Amelia Breed has been choreographing and performing dance professionally for 14 years. In addition to the Knoxville dance scene, her work has been performed in Asheville, NC; Brooklyn, NY, Charleston, SC; Chattanooga, TN, and Lewisburg, WV. Amelia feels grateful to have studied with various artists including Art Bridgeman and Myrna Packer, Chris Burnside, Joy Davis, Cindy Dollar, Vicki Fink, Angie Hauser and Chris Aiken, Kathleen Hermesdorf, Tere O’Connor, Stephen Koplowitz, Leah Pinder, Shelley Senters, Nancy Stark Smith, Ray Elliott Swartz, Amanda Thom-Woodson, and Doug Varone and Dancers. She received her BFA from Virginia Commonwealth University where she studied Glass, Textiles, and Dance. Amelia founded the Chickamauga School of Art, a program offering art classes and camps to children and adults, 2009-2015. She founded BreedArts School of Art and Dance in 2015. Amelia has worked with children for 17 years in schools, museums, and art centers both in Virginia and Tennessee, including a decade at Garden Montessori in Knoxville, TN.

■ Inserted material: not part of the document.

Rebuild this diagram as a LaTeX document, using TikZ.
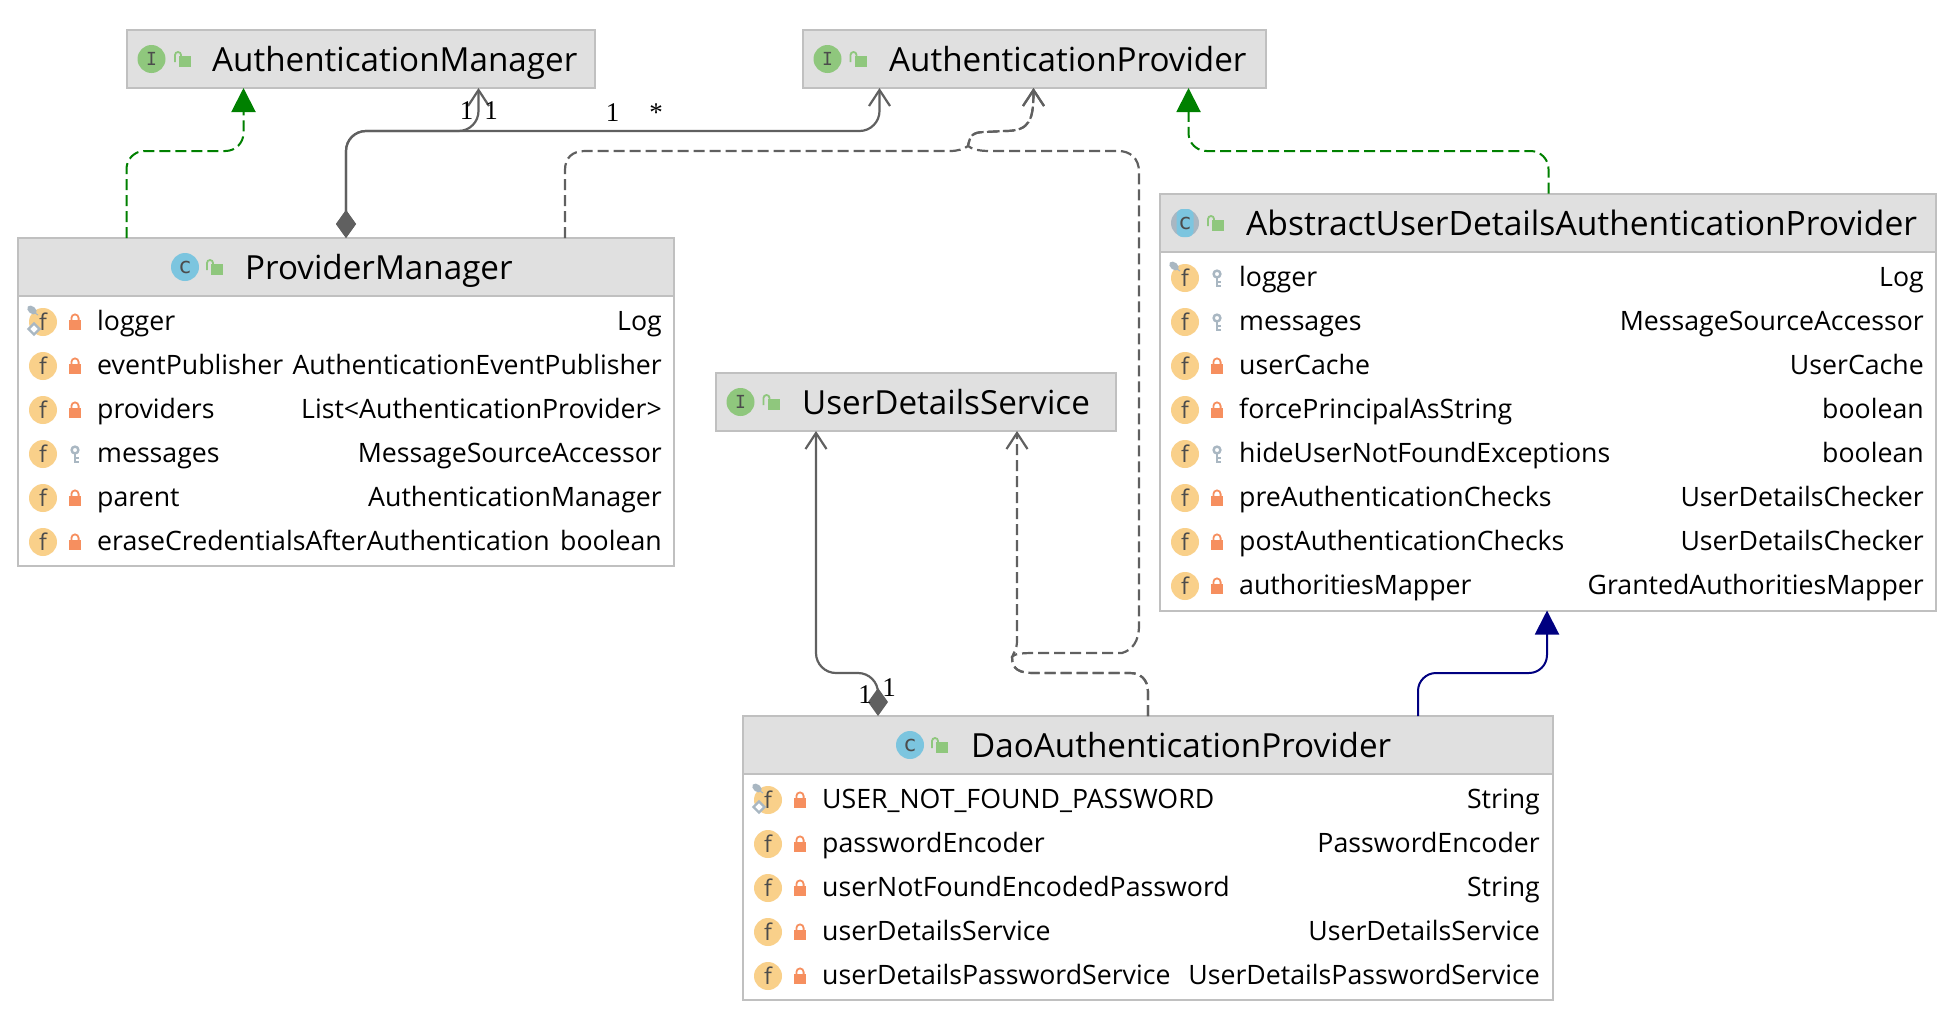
\documentclass[tikz,border=0pt]{standalone}
\usepackage{fontspec}
\usetikzlibrary{arrows.meta}
\setmainfont{Open Sans}
\newfontfamily\glyphfont{DejaVu Sans Mono}
\newfontfamily\multfont{Liberation Serif}

\definecolor{boxline}{HTML}{C0C0C0}
\definecolor{boxhead}{HTML}{E0E0E0}
\definecolor{connline}{HTML}{606060}
\definecolor{implgreen}{HTML}{008000}
\definecolor{icongreen}{HTML}{8FC77D}
\definecolor{iconblue}{HTML}{7CC5DF}
\definecolor{iconfield}{HTML}{F9D08A}
\definecolor{iconlock}{HTML}{F68F5F}
\definecolor{iconkey}{HTML}{A9B7C2}

\tikzset{
    classbox/.style={draw=boxline, fill=white, line width=2pt, anchor=north west, inner sep=0pt, outer sep=0pt},
    headbox/.style={classbox, fill=boxhead},
    titletext/.style={anchor=base west, inner sep=0pt, font=\fontsize{33.2}{33}\selectfont},
    rowtext/.style={anchor=base west, inner sep=0pt, font=\fontsize{26.7}{27}\selectfont},
    typetext/.style={rowtext, anchor=base east},
    multtext/.style={inner sep=0pt, font=\multfont\fontsize{27}{27}\selectfont},
    glyph/.style={circle, minimum size=28pt, inner sep=0pt, text=black!70, font=\glyphfont\fontsize{18}{18}\selectfont},
    fieldglyph/.style={glyph, fill=iconfield, font=\fontsize{23}{23}\selectfont},
    conn/.style={draw=connline, line width=2.2pt},
    dep/.style={conn, dash pattern=on 11pt off 5pt, -{Straight Barb[length=16pt,width=21pt]}},
    assoc/.style={conn, {Diamond[length=28pt,width=20pt]}-{Straight Barb[length=16pt,width=21pt]}, rounded corners=20pt},
    realize/.style={draw=implgreen, line width=2pt, dash pattern=on 11pt off 5pt, -{Triangle[length=24pt,width=24pt]}, rounded corners=18pt},
    extend/.style={draw=black!50!blue, line width=2pt, -{Triangle[length=24pt,width=24pt]}, rounded corners=18pt},
    pics/openlock/.style={code={
        \fill[icongreen] (-4,-5) rectangle (8,6);
        \draw[icongreen, line width=1.8pt] (-8,1) -- (-8,-6) arc[start angle=180, end angle=0, x radius=3pt, y radius=3pt] -- (-2,-5);
    }},
    pics/lockmark/.style={code={
        \fill[iconlock] (-6,-2) rectangle (6,8);
        \draw[iconlock, line width=1.8pt] (-3.6,-2) -- (-3.6,-4) arc[start angle=180, end angle=0, x radius=3.6pt, y radius=3.6pt] -- (3.6,-2);
    }},
    pics/keymark/.style={code={
        \draw[iconkey, line width=2.4pt] (0,-4) circle (3.4pt);
        \draw[iconkey, line width=2.6pt] (0,0) -- (0,9) (0,4) -- (4,4) (0,8) -- (4,8);
    }},
    pics/staticmark/.style={code={
        \fill[iconkey, rotate=-40] (0,0) ellipse (5.4pt and 3.6pt);
        \draw[iconkey, line width=1pt] (3,3) -- (6,5);
    }},
    pics/finalmark/.style={code={
        \draw[iconkey, fill=white, line width=2.4pt] (-5.5,0) -- (0,-5.5) -- (5.5,0) -- (0,5.5) -- cycle;
    }},
}

\newcommand{\fieldrows}[7]{%
    \foreach \fname/\ftype/\fmark [count=\i] in {#7} {
        \pgfmathsetmacro{\rowy}{#6+44*(\i-1)}
        \node[fieldglyph] (#1-icon\i) at (#2,\rowy) {f};
        \pic at (#3,\rowy) {\fmark};
        \node[rowtext] (#1-name\i) at (#4,\rowy+8.6) {\fname};
        \node[typetext] (#1-type\i) at (#5,\rowy+8.6) {\ftype};
    }%
}

\begin{document}
\begin{tikzpicture}[x=1pt, y=-1pt]
    \useasboundingbox (0,0) rectangle (1944,1020);

    \node[headbox, minimum width=468pt, minimum height=58pt] (amgr) at (127,30) {};
    \node[glyph, fill=icongreen] (amgr-icon) at (151.5,59) {I};
    \pic at (183,61) {openlock};
    \node[titletext] (amgr-title) at (212,71.5) {AuthenticationManager};

    \node[headbox, minimum width=463pt, minimum height=58pt] (aprov) at (803,30) {};
    \node[glyph, fill=icongreen] (aprov-icon) at (827.5,59) {I};
    \pic at (858.5,61) {openlock};
    \node[titletext] (aprov-title) at (889,71.5) {AuthenticationProvider};

    \node[headbox, minimum width=400pt, minimum height=58pt] (udsvc) at (716,373) {};
    \node[glyph, fill=icongreen] (udsvc-icon) at (740.5,402) {I};
    \pic at (771.5,404) {openlock};
    \node[titletext] (udsvc-title) at (802,414.5) {UserDetailsService};

    \node[classbox, minimum width=656pt, minimum height=328pt] (pmgr) at (18,238) {};
    \node[headbox, minimum width=656pt, minimum height=58pt] (pmgr-head) at (18,238) {};
    \node[glyph, fill=iconblue] (pmgr-icon) at (185,267) {\fontsize{22}{22}\selectfont c};
    \pic at (215,269) {openlock};
    \node[titletext] (pmgr-title) at (245,279.5) {ProviderManager};
    \fieldrows{pmgr}{43}{75}{97}{662}{322}{
        logger/Log/lockmark,
        eventPublisher/AuthenticationEventPublisher/lockmark,
        providers/List<AuthenticationProvider>/lockmark,
        messages/MessageSourceAccessor/keymark,
        parent/AuthenticationManager/lockmark,
        eraseCredentialsAfterAuthentication/boolean/lockmark}
    \pic at (32,310) {staticmark};
    \pic at (34,329) {finalmark};

    \node[classbox, minimum width=776pt, minimum height=417pt] (absp) at (1160,193.5) {};
    \node[headbox, minimum width=776pt, minimum height=58pt] (absp-head) at (1160,193.5) {};
    \fill[iconkey] (1185,223) circle (14pt);
    \node[glyph, fill=iconblue, rectangle, rounded corners=6pt, minimum width=17pt, minimum height=28pt] (absp-icon) at (1185,223) {\fontsize{22}{22}\selectfont c};
    \pic at (1216,225) {openlock};
    \node[titletext, font=\fontsize{33.6}{33}\selectfont] (absp-title) at (1246,235.5) {AbstractUserDetailsAuthenticationProvider};
    \fieldrows{absp}{1185}{1217}{1239}{1924}{278}{
        logger/Log/keymark,
        messages/MessageSourceAccessor/keymark,
        userCache/UserCache/lockmark,
        forcePrincipalAsString/boolean/lockmark,
        hideUserNotFoundExceptions/boolean/keymark,
        preAuthenticationChecks/UserDetailsChecker/lockmark,
        postAuthenticationChecks/UserDetailsChecker/lockmark,
        authoritiesMapper/GrantedAuthoritiesMapper/lockmark}
    \pic at (1174,266) {staticmark};

    \node[classbox, minimum width=810pt, minimum height=284pt] (daop) at (743,716) {};
    \node[headbox, minimum width=810pt, minimum height=58pt] (daop-head) at (743,716) {};
    \node[glyph, fill=iconblue] (daop-icon) at (910,745) {\fontsize{22}{22}\selectfont c};
    \pic at (940,747) {openlock};
    \node[titletext] (daop-title) at (971,757.5) {DaoAuthenticationProvider};
    \fieldrows{daop}{768}{800}{822}{1540}{800}{
        USER\_NOT\_FOUND\_PASSWORD/String/lockmark,
        passwordEncoder/PasswordEncoder/lockmark,
        userNotFoundEncodedPassword/String/lockmark,
        userDetailsService/UserDetailsService/lockmark,
        userDetailsPasswordService/UserDetailsPasswordService/lockmark}
    \pic at (757,788) {staticmark};
    \pic at (759,807) {finalmark};

    \draw[realize] (126.5,0 |- pmgr.north) -- (126.5,151) -- (243.5,151) -- (243.5,0 |- amgr.south);
    \draw[realize] (1548.5,0 |- absp.north) -- (1548.5,151) -- (1188.5,151) -- (1188.5,0 |- aprov.south);
    \draw[extend] (1418,0 |- daop.north) -- (1418,673) -- (1547,673) -- (1547,0 |- absp.south);

    \draw[assoc] (346,0 |- pmgr.north) -- (346,131) -- (478.5,131) -- (478.5,0 |- amgr.south);
    \draw[assoc] (346,0 |- pmgr.north) -- (346,131) -- (879.5,131) -- (879.5,0 |- aprov.south);
    \draw[assoc] (878,0 |- daop.north) -- (878,673) -- (816,673) -- (816,0 |- udsvc.south);

    \draw[dep] (565,0 |- pmgr.north) -- (565,170) .. controls (565,158) and (572,151) .. (585,151) -- (950,151)
        .. controls (958,151) and (964,149) .. (968,146) .. controls (970,136) and (972,132) .. (985,132)
        -- (1005,131) .. controls (1030,131) and (1033.5,120) .. (1033.5,0 |- aprov.south);
    \draw[dep] (1148,0 |- daop.north) -- (1148,692) .. controls (1148,679) and (1140,673) .. (1130,673)
        -- (1034,673) .. controls (1020,673) and (1012,670) .. (1012,657)
        .. controls (1014,652) and (1017,650) .. (1017,640) -- (1017,0 |- udsvc.south);
    \draw[dep] (1148,0 |- daop.north) -- (1148,692) .. controls (1148,679) and (1140,673) .. (1130,673)
        -- (1034,673) .. controls (1020,673) and (1012,670) .. (1012,657)
        .. controls (1014,654) and (1020,653) .. (1034,653) -- (1122,653)
        .. controls (1132,650) and (1139,642) .. (1139,625) -- (1139,172)
        .. controls (1139,158) and (1130,151) .. (1118,151) -- (990,151)
        .. controls (978,151) and (972,149) .. (968,146) .. controls (970,136) and (972,132) .. (985,132)
        -- (1005,131) .. controls (1030,131) and (1033.5,120) .. (1033.5,0 |- aprov.south);

    \node[multtext] (amgr-m1) at (466.5,111) {1};
    \node[multtext] (amgr-m2) at (491,111) {1};
    \node[multtext] (aprov-m1) at (612.5,113) {1};
    \node[multtext] (aprov-m2) at (656,113) {*};
    \node[multtext] (daop-m1) at (865,695) {1};
    \node[multtext] (daop-m2) at (889,688) {1};
\end{tikzpicture}
\end{document}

Semaj Johnson is a Knoxville native Hip-Hop dancer who has trained in the styles of Popping, Locking, Waving ,Electric Boogie, Battle, Tutting, Stepping, Capoeira, and Krump. He is an Austin-East Alumni and the Co-director of Align Movement Project. He has had the pleasure of dancing with Southern Sole, University of Tennessee Knoxville, Co-Choreography in What the Water Tells Me, and has taught workshops for Carpetbag Theater. Semaj believes that dance is a tool that we use to reinvent ourselves through self-empowerment and body awareness.

Debbie Whelan, for 40 years, has designed dance programs, curriculums and choreography for people of all ages in multiple settings: Meredith College, Penn State University, University of Tennessee, Beaumont Magnet Academy, private arts and community centers throughout the east coast, including a senior citizen dance company, “The Elderberry Dancers”, and the Tennessee Department of Education, where she co-authored the state’s current K-5 Dance Curriculum.

She is the architect of the first public elementary school dance program in the state of Tennessee, “Beaumont Magnet Academy” (1993) and the first children’s dance company in a Tennessee public school, “Beaumont Dance Works” (1995). She is the recipient of many awards and accolades, including: Outstanding Educator of the year, from TAD and Outstanding Accomplishments in Dance Education, from AAHPERD.

Her teaching philosophy is shaped by years of study with the Limon Company, Bill Evans, Peggy Hackney and Ann Green Gilbert. Her teaching of technique and composition is infused with the theories and work of Rudolf Von Laban and Irmgard Bartenieff.